Un hombre cualquiera se entristece
al ver al señor Eugène Colère borrar de su agenda el número de teléfono de su
desaparecido amigo Emile al volver de su funeral.
Obviamente, al fallecer deja de
vivir nuestro cuerpo, reduciendo su peso en 21 gramos por la expiración de alma
y mente. Todo aquello que hemos creado y
que día a día le dábamos cuerda para que funcionara se petrifican en un eterno purgatorio
de espera sin infierno ni cielo al que caer o alcanzar.
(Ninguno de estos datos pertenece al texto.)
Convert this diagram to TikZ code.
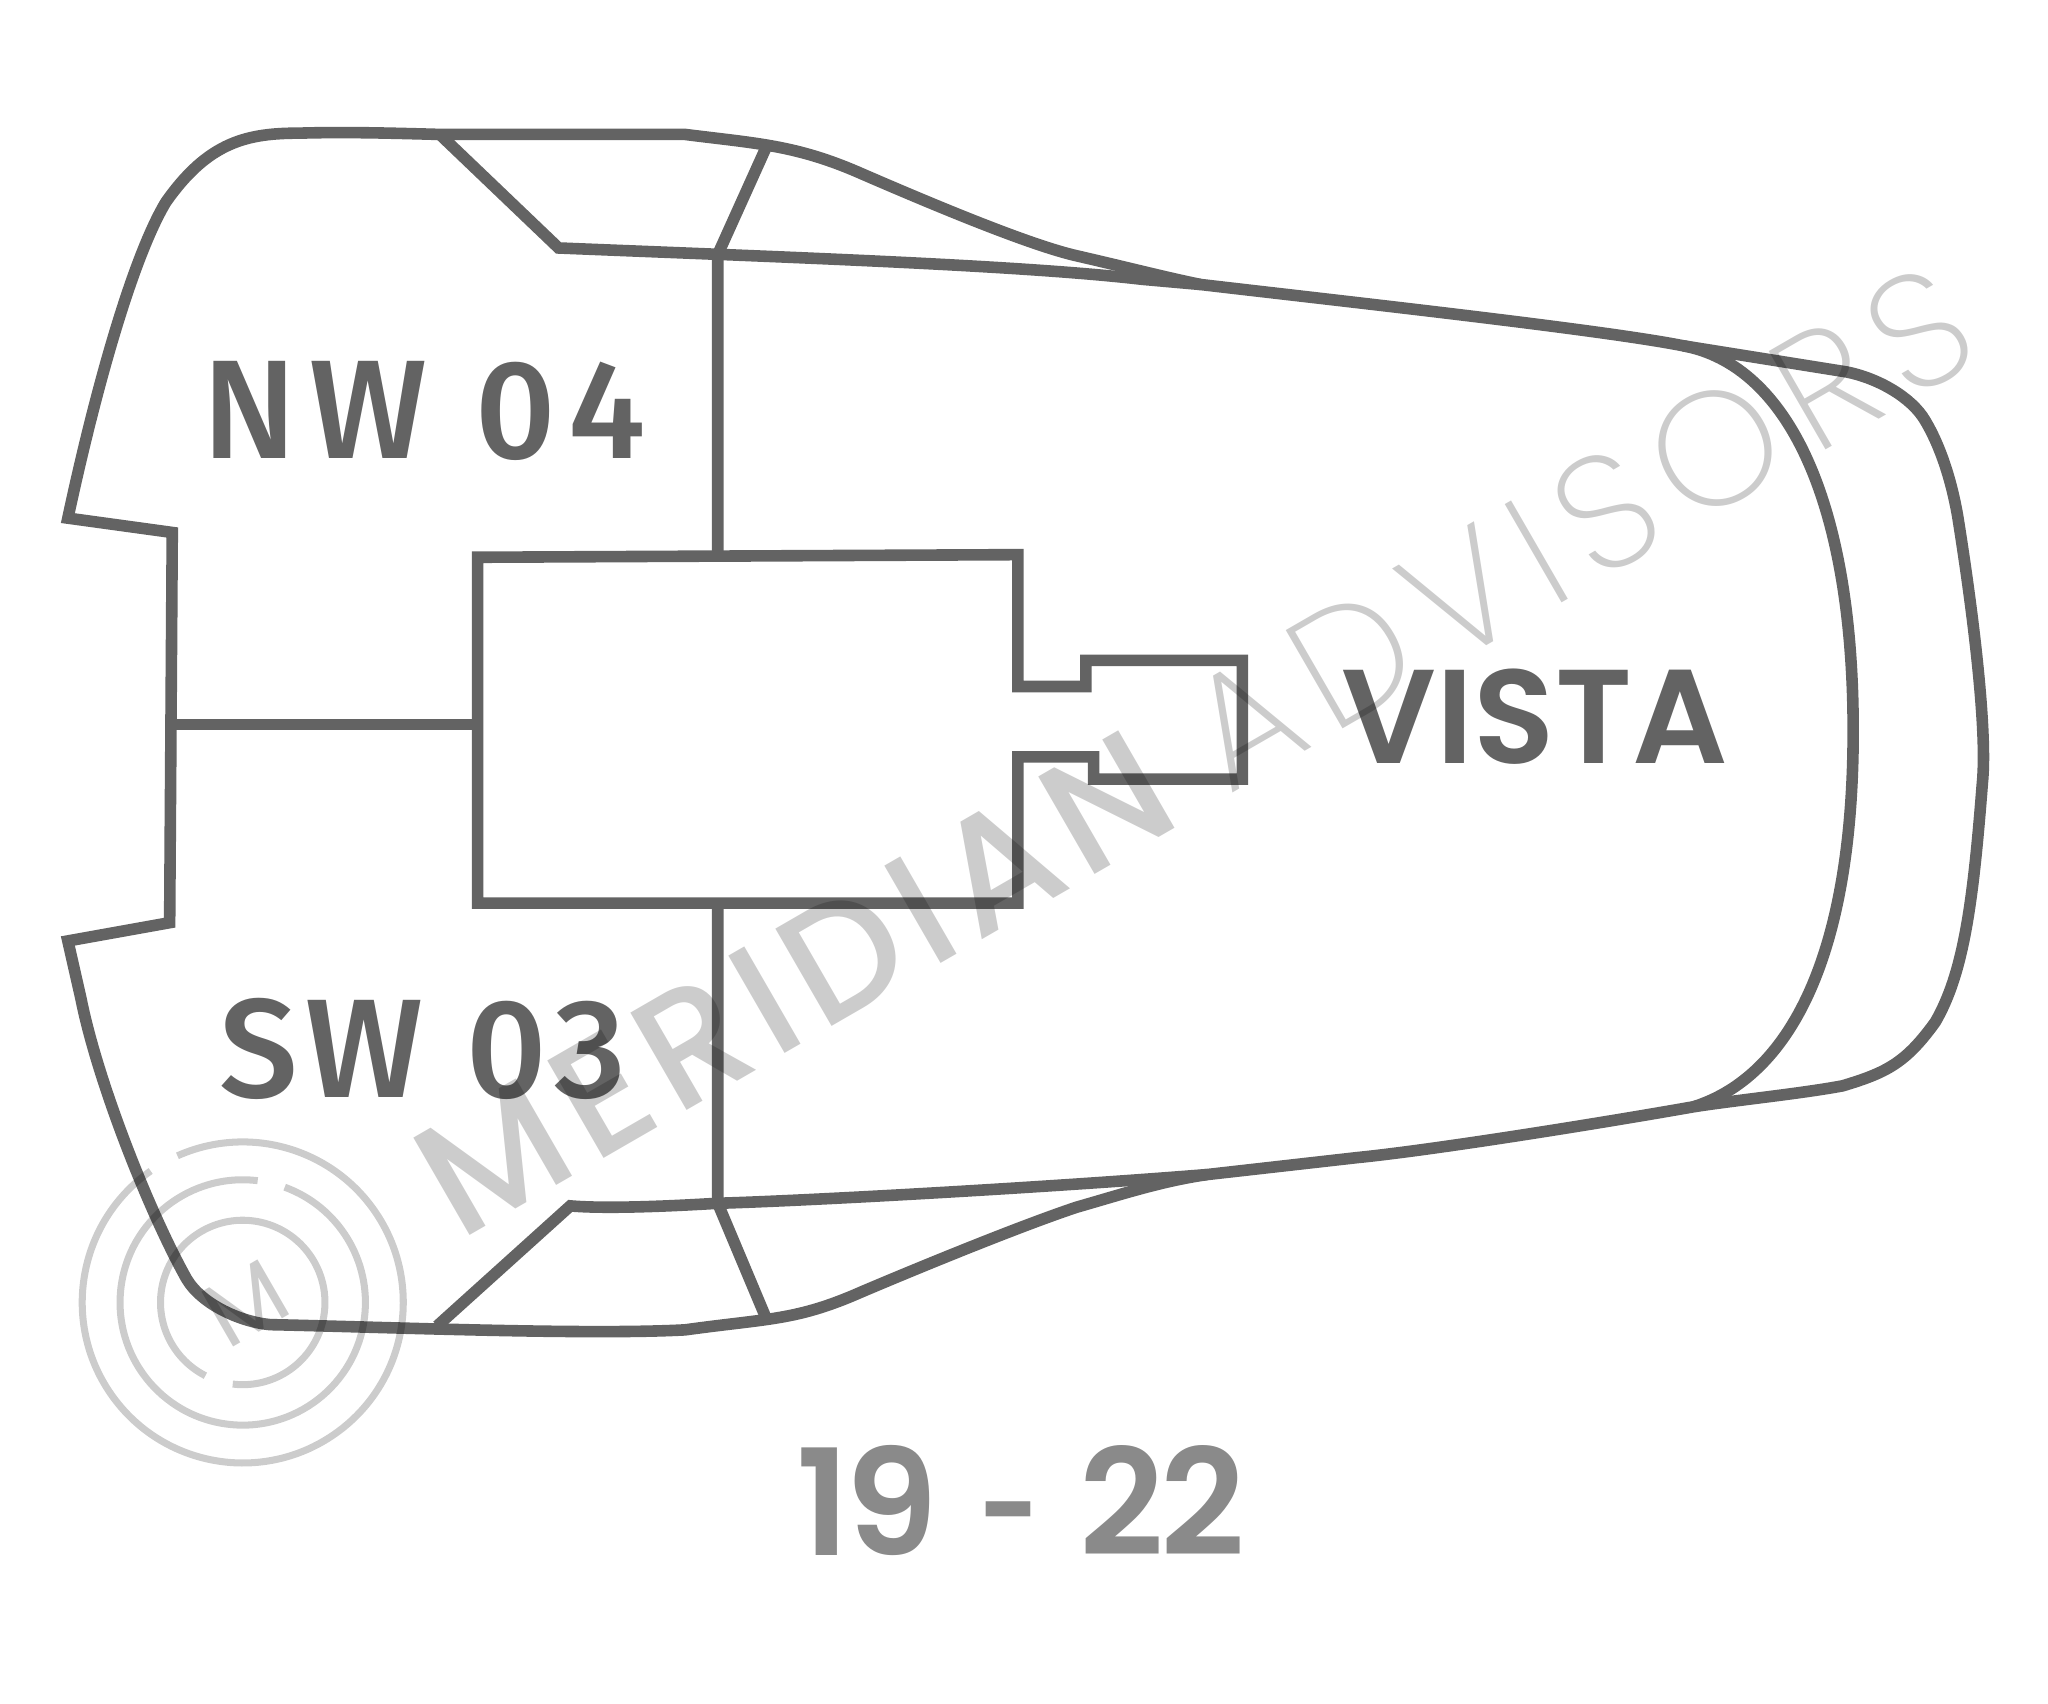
\documentclass[tikz,border=0pt]{standalone}
\usepackage{fontspec}
\setmainfont{Lato}
\newfontfamily\labelfont[LetterSpace=6]{Fira Sans Medium}
\newfontfamily\widefont[LetterSpace=9]{Fira Sans Medium}
\newfontfamily\dashfont{Fira Sans Medium}
\newfontfamily\vistafont{Poppins SemiBold}
\newfontfamily\rangefont[LetterSpace=-3]{Poppins SemiBold}
\newfontfamily\markfont[LetterSpace=7]{Poppins Medium}
\newfontfamily\thinfont[LetterSpace=11]{Poppins ExtraLight}
\newfontfamily\sealfont{Poppins}
\usetikzlibrary{positioning}
\definecolor{planline}{HTML}{636363}
\definecolor{rangegray}{HTML}{8A8A8A}
\tikzset{
  plan/.style={draw=planline, line width=3.3pt, line join=miter},
  wing/.style={text=planline, inner sep=0pt, font=\labelfont\fontsize{40pt}{40pt}\selectfont},
  stamp/.style={draw=black, draw opacity=0.2, line width=2pt},
  wmark/.style={text=black, text opacity=0.2, rotate=30, inner sep=0pt}
}

\begin{document}
\begin{tikzpicture}[x=0.01305cm, y=-0.01305cm]
  \useasboundingbox (0,0) rectangle (1569.3,1305);

  % Outline
  \draw [plan] (52,397) .. controls (75,290) and (103,195) .. (127,155)
    .. controls (160,108) and (190,102) .. (230,102)
    .. controls (265,101) and (300,102) .. (337,103) -- (525,103)
    .. controls (580,110) and (610,111) .. (660,133)
    .. controls (720,159) and (790,188) .. (825,196)
    .. controls (860,204) and (895,213) .. (920,218)
    .. controls (1040,232) and (1230,253) .. (1290,265)
    -- (1415,285)
    .. controls (1440,290) and (1465,305) .. (1475,322)
    .. controls (1490,347) and (1497,378) .. (1500,395)
    .. controls (1512,470) and (1523,560) .. (1519,600)
    .. controls (1512,690) and (1505,745) .. (1483,783)
    .. controls (1460,815) and (1445,822) .. (1412,832)
    .. controls (1380,838) and (1330,843) .. (1298,848)
    .. controls (1230,860) and (1100,881) .. (1040,887)
    -- (925,900)
    .. controls (890,905) and (860,915) .. (825,925)
    .. controls (780,940) and (700,973) .. (660,990)
    .. controls (610,1012) and (590,1010) .. (525,1019)
    .. controls (450,1023) and (300,1017) .. (207,1015)
    .. controls (185,1013) and (155,1000) .. (143,980)
    .. controls (115,930) and (75,830) .. (62,765)
    -- (52,721) -- (130,707) -- (132,408) -- cycle;

  % Inner lines
  \draw [plan] (337,103) -- (428,190)
    .. controls (600,197) and (780,203) .. (875,214) -- (920,218);
  \draw [plan] (1290,265)
    .. controls (1370,280) and (1420,385) .. (1420,560)
    .. controls (1420,735) and (1370,825) .. (1298,848);
  \draw [plan] (925,900) .. controls (800,910) and (620,920) .. (550,922)
    .. controls (500,925) and (460,926) .. (437,924) -- (335,1016);
  \draw [plan] (587,113) -- (550,195) -- (550,427);
  \draw [plan] (550,692) -- (550,922) -- (587,1010);
  \draw [plan] (132,555) -- (366,555);

  % Core
  \draw [plan] (366,427) -- (780,425) -- (780,526) -- (832,526) -- (832,506)
    -- (952,506) -- (952,597) -- (838,597) -- (838,580) -- (780,580)
    -- (780,692) -- (366,692) -- cycle;

  % Labels
  \node [wing, font=\widefont\fontsize{40pt}{40pt}\selectfont] (nw) at (325,315) {NW 04};
  \node [wing] (sw) at (324,804) {SW 03};
  \node [wing, font=\vistafont\fontsize{38pt}{38pt}\selectfont] (vista) at (1176,549) {VISTA};
  \node [text=rangegray, inner sep=0pt, font=\rangefont\fontsize{42pt}{42pt}\selectfont] (floors) at (782,1150) {19\kern3pt\ {\dashfont -}\ \kern3pt 22};

  % Watermark
  \node [wmark, font=\markfont\fontsize{46pt}{46pt}\selectfont] (brand) at (609,753) {MERIDIAN};
  \node [wmark, font=\thinfont\fontsize{46pt}{46pt}\selectfont] (advisors) at (1210,404) {ADVISORS};
  \draw [stamp] (186,998) ++(-125:123) arc (-125:-474:123);
  \draw [stamp] (186,998) ++(-83:94) arc (-83:-430:94);
  \draw [stamp] (186,998) ++(-263:63) arc (-263:-603:63);
  \node [wmark, font=\sealfont\fontsize{26pt}{26pt}\selectfont] (seal) at (188,999) {M};
\end{tikzpicture}
\end{document}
Nuestra cotidianidad, que a su vez
incide e involucra a los demás personajes usuales, se vería truncada y, en la
medida en que éstos necesiten de nosotros, nuestra muerte repercutirá como un
dolor punzante en el brazo izquierdo o como un imperceptible pelo que cae por
la fuerza de la gravedad. Mientras al otro lado de la pantalla, nuestros alter
egos cibernéticos se quedarían fosilizados como estatuas tras el último golpe de
cincel del escultor; ya que nuestra última actualización será la postrera aportación,
conjurándose en una despedida precipitada e involuntaria para nuestros contactos
y seguidores. Y al otro lado de la pantalla de bolsillo, la tecnología que nos
conectaba al mundo sufrirá un autismo crónico, recibiendo llamadas o correos
electrónicos que nunca serán atendidos
ni respondidos. Y al final tras la
madera de la pantalla de espejo del armario, nuestra ausencia provocará el
apolillamiento hedonista de camisas y pantalones de fiesta y de diario, al
mismo tiempo que los zapatos olvidan como caminar hacia adelante.
Y así un hombre cualquiera graba con
tinta imborrable los nombres y números de su agenda para que queden labrados ante
los infortunios del destino con el acordeón de Yann Tiersen sonando de fondo.